Director Tai Refuses to Blink
This section is basically a high-stakes argument over precaution versus proof. Tai insists the lab’s capture systems, trainer redundancies, and protocols are designed for mass Pokégenesis events; Red counters that those assumptions break if the Unown start turning the capture systems themselves into Pokémon. Artum backs Red, invoking Devon-funded Rustboro as proof that “prepared” doesn’t mean safe, but Tai only agrees to voluntary shifts and heightened caution—not releasing the cloud.
Red’s Backup Plan: Merge With the Unown
Away from the director, Red drops the calmer official tone and admits he has a “really bad feeling” he can’t explain. Since he can’t justify a full release order, he asks Artum for something much riskier: isolate a small group so he can merge with them and maybe learn enough to justify action in Hoenn. Artum is rattled—especially by the Rowan comparison—but he agrees, then quietly messages contacts at six other Unown labs and gets confirmation that odd activity is happening elsewhere too.
Agatha Arrives, and Then Everything Breaks
Elite Agatha enters with dry humor, a cane, and immediate authority, still openly skeptical of Red doing the merge himself.

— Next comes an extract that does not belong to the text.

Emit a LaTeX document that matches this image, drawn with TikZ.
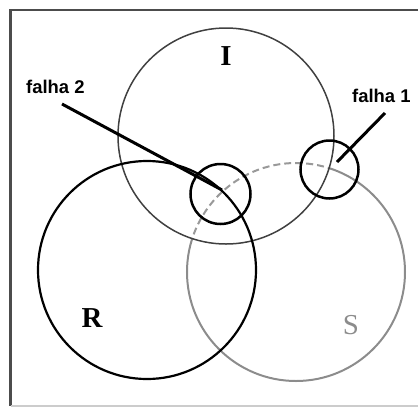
\documentclass[tikz,border=0pt]{standalone}
\usepackage{fontspec}
\setmainfont{Liberation Serif}
\newfontfamily\labelsans{Liberation Sans}
\begin{document}
\begin{tikzpicture}[x=1bp,y=-1bp,
  circI/.style={draw=black!75,line width=1.5bp},
  circR/.style={draw=black,line width=2.2bp},
  circS/.style={draw=black!45,line width=2bp},
  faultring/.style={draw=black,line width=2.5bp},
  pointer/.style={draw=black,line width=3bp},
  faultlabel/.style={font=\labelsans\bfseries\fontsize{18.5}{20}\selectfont,anchor=base west,inner sep=0pt},
  setlabel/.style={font=\fontsize{29}{30}\selectfont,inner sep=0pt}]
\useasboundingbox (0,0) rectangle (418,408);
% frame
\draw[black!70,line width=2bp] (418,10) -- (10.5,10) -- (10.5,406);
\draw[black!20,line width=1.5bp] (10.5,406) -- (418,406);
% centres
\coordinate (cI) at (226,136);
\coordinate (cR) at (147,270);
\coordinate (cS) at (296,272);
% S circle: solid outside I, dashed inside I
\begin{scope}[even odd rule]
  \clip (0,0) rectangle (418,408) (cI) circle[radius=108bp];
  \draw[circS] (cS) circle[radius=109bp];
\end{scope}
\begin{scope}
  \clip (cI) circle[radius=108bp];
  \draw[circS,draw=black!40,dash pattern=on 7bp off 4bp] (cS) circle[radius=109bp];
\end{scope}
\draw[circI] (cI) circle[radius=108bp];
\draw[circR] (cR) circle[radius=109bp];
% fault rings
\coordinate (c2) at (220.5,194);
\coordinate (c1) at (329.5,169.5);
\draw[faultring] (c2) circle[radius=30bp];
\draw[faultring] (c1) circle[radius=29bp];
% labels
\node[faultlabel] (f2) at (26,93) {falha 2};
\node[faultlabel] (f1) at (352,102) {falha 1};
\coordinate (f2s) at (62,104);
\coordinate (f2e) at (222,190);
\coordinate (f1s) at (385,113);
\coordinate (f1e) at (337,162);
\draw[pointer] (f2s) -- (f2e);
\draw[pointer] (f1s) -- (f1e);
\node[setlabel,font=\bfseries\fontsize{29}{30}\selectfont] (lI) at (226,56) {I};
\node[setlabel,font=\bfseries\fontsize{29}{30}\selectfont] (lR) at (92,318) {R};
\node[setlabel,text=black!45] (lS) at (351,325) {S};
\end{tikzpicture}
\end{document}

But once Red and Jensen go into the prepared chamber, every Unown in the lab suddenly freezes midair like they’ve been pinned in an invisible web. A beat later they explode into violence—energy spheres, destruction, screams, and newly generated horrors—turning the lab from research site into battlefield.
Artum Sees a Pokémon That Shouldn’t Exist
In the chaos, Artum encounters the chapter’s most unsettling image: a creature that looks less like a species and more like glitched geometry, “a mashed together bunch of objects in a sim.” Looking at it hurts his brain badly enough that he puts on silk goggles, a Lavender-style defense against cognitohazard weirdness, and even then it still only partially resolves into an impossible shifting tower. He captures it, fights through the wreckage, and helps trigger the roof release—only for the Unown to ignore the open sky.
Agatha Cleans Up the Lab, Bill Discovers the Bigger Attack
Agatha ends the immediate crisis with a single terrifying command—“Feast”—sending her ghosts through the Unown cloud “like Sharpedo in a school of fish.” Just when the chapter seems ready to settle into aftermath, it cuts to Bill, who learns a corruption is spreading through the Kanto Pokédex network and can barely be described because it’s eating references themselves. He isolates Indigo’s systems, shuts EVA down by hand, kills power to his lab, and realizes this isn’t just a Unown lab incident anymore—it’s become a network-level outbreak.